> **Stated goal**
Please, without the pictures, retype exactly the lines from the start of the material through the line that holds "6.4, 6.4, 0.9];".

> **Dataset section**

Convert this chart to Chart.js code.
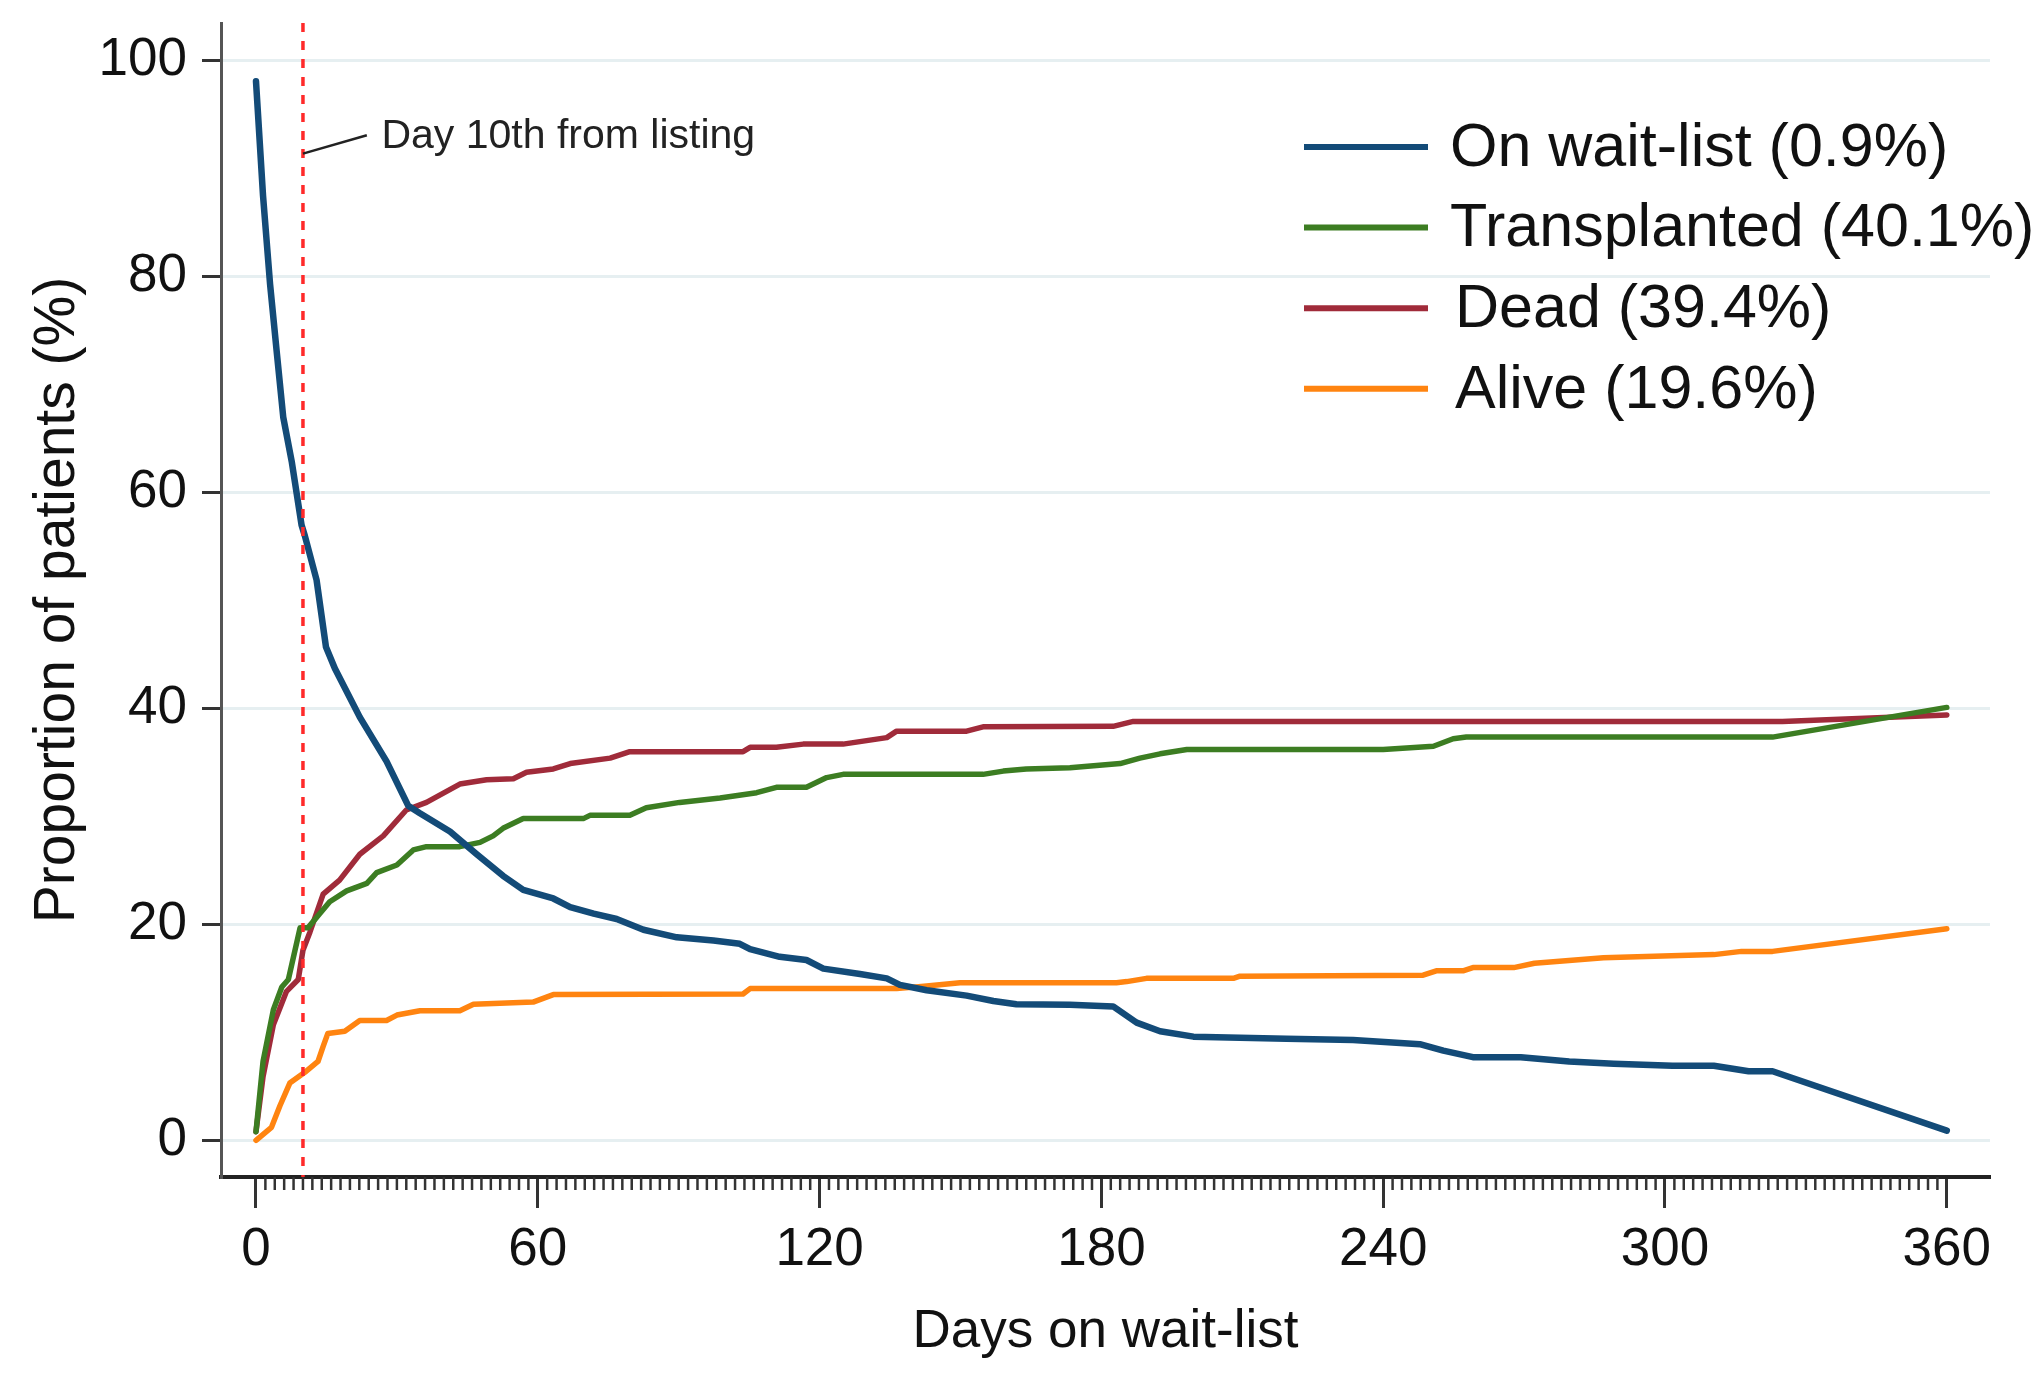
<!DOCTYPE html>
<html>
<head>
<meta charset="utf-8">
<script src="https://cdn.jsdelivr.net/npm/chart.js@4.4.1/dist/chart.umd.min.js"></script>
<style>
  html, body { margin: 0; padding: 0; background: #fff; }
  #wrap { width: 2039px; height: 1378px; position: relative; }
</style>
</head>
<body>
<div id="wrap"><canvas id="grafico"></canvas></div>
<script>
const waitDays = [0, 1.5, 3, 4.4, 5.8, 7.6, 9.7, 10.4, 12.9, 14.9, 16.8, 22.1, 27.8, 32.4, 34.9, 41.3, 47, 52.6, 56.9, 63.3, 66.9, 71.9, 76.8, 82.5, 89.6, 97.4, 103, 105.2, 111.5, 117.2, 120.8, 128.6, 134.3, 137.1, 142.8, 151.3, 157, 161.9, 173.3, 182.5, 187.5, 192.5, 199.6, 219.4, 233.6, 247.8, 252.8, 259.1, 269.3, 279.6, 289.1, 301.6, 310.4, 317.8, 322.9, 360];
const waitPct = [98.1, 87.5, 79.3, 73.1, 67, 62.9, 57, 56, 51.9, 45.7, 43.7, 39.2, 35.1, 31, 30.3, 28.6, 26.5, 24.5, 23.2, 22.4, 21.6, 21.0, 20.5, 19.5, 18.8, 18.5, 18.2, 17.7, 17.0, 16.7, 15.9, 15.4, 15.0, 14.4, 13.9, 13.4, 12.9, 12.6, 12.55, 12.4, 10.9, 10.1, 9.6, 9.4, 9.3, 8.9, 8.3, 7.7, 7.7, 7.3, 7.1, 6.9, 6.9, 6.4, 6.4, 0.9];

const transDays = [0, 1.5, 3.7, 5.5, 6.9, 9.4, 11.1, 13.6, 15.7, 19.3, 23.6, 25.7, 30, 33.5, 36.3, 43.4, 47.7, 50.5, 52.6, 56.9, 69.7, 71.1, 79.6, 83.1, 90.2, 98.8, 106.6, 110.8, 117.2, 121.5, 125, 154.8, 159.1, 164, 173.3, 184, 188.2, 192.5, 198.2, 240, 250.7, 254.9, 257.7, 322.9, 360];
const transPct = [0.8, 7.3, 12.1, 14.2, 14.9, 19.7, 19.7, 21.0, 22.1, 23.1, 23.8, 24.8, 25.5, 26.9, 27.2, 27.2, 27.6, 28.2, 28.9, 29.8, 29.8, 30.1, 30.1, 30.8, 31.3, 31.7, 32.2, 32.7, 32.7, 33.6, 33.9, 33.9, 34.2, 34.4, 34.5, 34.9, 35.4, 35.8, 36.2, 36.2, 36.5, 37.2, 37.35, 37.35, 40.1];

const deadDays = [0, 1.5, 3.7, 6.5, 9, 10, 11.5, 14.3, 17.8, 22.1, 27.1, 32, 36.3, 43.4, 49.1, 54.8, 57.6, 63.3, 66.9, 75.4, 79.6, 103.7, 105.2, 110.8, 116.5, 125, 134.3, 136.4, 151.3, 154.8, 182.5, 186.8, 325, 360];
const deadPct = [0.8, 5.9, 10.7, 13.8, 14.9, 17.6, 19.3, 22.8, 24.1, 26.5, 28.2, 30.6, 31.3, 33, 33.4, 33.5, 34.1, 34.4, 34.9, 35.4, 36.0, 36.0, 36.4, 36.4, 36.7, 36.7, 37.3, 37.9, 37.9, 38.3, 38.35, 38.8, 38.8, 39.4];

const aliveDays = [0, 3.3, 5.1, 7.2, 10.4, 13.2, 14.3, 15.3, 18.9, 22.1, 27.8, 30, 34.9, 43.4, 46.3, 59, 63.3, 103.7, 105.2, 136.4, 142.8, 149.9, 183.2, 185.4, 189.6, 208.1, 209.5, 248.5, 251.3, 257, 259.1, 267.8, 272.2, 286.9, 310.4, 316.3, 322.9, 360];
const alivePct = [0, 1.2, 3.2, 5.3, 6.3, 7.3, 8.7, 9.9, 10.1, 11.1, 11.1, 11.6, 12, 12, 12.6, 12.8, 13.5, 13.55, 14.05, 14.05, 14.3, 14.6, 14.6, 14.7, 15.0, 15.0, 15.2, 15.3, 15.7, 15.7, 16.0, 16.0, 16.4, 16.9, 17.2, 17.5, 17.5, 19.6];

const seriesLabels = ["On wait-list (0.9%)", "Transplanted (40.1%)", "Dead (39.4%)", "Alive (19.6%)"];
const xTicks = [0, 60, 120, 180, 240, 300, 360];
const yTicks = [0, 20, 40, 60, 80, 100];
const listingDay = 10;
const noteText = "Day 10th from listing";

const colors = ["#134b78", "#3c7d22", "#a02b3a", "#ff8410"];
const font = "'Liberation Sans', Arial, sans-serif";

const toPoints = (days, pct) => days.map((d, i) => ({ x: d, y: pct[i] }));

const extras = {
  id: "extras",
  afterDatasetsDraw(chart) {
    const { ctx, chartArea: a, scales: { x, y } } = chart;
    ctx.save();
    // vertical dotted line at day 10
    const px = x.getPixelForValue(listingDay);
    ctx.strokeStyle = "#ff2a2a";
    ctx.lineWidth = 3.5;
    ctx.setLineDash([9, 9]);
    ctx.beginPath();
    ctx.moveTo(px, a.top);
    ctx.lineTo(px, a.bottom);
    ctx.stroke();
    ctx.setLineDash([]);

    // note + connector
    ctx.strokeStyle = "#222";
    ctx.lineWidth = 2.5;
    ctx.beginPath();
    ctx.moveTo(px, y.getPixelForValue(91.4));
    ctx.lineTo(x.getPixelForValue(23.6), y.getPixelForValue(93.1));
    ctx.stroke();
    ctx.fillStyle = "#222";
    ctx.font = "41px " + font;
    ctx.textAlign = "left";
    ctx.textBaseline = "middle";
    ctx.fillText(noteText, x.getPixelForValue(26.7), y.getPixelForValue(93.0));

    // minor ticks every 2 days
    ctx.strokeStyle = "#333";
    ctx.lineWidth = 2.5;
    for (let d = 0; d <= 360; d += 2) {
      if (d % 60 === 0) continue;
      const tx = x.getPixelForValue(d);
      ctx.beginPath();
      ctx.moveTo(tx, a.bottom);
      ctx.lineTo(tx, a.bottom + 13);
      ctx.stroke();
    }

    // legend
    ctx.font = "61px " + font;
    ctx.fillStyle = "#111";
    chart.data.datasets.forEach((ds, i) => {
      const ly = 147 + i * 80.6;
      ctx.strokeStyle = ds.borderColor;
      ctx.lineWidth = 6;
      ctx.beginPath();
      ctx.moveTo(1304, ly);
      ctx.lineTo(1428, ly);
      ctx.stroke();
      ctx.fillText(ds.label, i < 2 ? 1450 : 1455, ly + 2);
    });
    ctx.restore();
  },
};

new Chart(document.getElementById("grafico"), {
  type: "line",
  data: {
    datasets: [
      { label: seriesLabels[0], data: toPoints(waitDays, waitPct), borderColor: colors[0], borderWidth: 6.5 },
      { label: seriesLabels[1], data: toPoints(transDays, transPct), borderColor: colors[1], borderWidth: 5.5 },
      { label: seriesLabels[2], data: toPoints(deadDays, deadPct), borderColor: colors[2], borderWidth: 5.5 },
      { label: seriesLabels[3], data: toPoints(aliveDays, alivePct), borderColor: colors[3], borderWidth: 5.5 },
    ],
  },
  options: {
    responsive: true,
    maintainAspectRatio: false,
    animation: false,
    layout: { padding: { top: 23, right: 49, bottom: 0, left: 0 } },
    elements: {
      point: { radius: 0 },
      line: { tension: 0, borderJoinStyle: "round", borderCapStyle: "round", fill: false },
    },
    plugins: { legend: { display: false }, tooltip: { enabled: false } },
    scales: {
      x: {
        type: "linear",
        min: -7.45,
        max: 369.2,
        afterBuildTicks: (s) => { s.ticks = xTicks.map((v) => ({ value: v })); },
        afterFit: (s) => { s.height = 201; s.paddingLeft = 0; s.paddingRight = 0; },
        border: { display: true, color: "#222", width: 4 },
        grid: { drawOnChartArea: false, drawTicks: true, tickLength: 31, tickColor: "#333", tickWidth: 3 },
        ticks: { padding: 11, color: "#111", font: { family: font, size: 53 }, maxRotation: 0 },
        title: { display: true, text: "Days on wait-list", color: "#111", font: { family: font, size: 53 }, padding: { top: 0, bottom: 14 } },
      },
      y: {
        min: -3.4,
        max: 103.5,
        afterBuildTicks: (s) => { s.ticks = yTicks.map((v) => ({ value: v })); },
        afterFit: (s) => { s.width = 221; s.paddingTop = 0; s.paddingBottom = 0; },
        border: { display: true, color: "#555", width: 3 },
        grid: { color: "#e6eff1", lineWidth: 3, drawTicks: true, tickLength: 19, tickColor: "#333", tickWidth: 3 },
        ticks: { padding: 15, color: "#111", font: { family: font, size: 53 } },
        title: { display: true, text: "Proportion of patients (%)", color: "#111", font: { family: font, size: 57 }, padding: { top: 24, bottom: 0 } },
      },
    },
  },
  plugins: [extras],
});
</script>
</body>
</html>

> **Full answer**
Convert this chart to Chart.js code.
<!DOCTYPE html>
<html>
<head>
<meta charset="utf-8">
<script src="https://cdn.jsdelivr.net/npm/chart.js@4.4.1/dist/chart.umd.min.js"></script>
<style>
  html, body { margin: 0; padding: 0; background: #fff; }
  #wrap { width: 2039px; height: 1378px; position: relative; }
</style>
</head>
<body>
<div id="wrap"><canvas id="grafico"></canvas></div>
<script>
const waitDays = [0, 1.5, 3, 4.4, 5.8, 7.6, 9.7, 10.4, 12.9, 14.9, 16.8, 22.1, 27.8, 32.4, 34.9, 41.3, 47, 52.6, 56.9, 63.3, 66.9, 71.9, 76.8, 82.5, 89.6, 97.4, 103, 105.2, 111.5, 117.2, 120.8, 128.6, 134.3, 137.1, 142.8, 151.3, 157, 161.9, 173.3, 182.5, 187.5, 192.5, 199.6, 219.4, 233.6, 247.8, 252.8, 259.1, 269.3, 279.6, 289.1, 301.6, 310.4, 317.8, 322.9, 360];
const waitPct = [98.1, 87.5, 79.3, 73.1, 67, 62.9, 57, 56, 51.9, 45.7, 43.7, 39.2, 35.1, 31, 30.3, 28.6, 26.5, 24.5, 23.2, 22.4, 21.6, 21.0, 20.5, 19.5, 18.8, 18.5, 18.2, 17.7, 17.0, 16.7, 15.9, 15.4, 15.0, 14.4, 13.9, 13.4, 12.9, 12.6, 12.55, 12.4, 10.9, 10.1, 9.6, 9.4, 9.3, 8.9, 8.3, 7.7, 7.7, 7.3, 7.1, 6.9, 6.9, 6.4, 6.4, 0.9];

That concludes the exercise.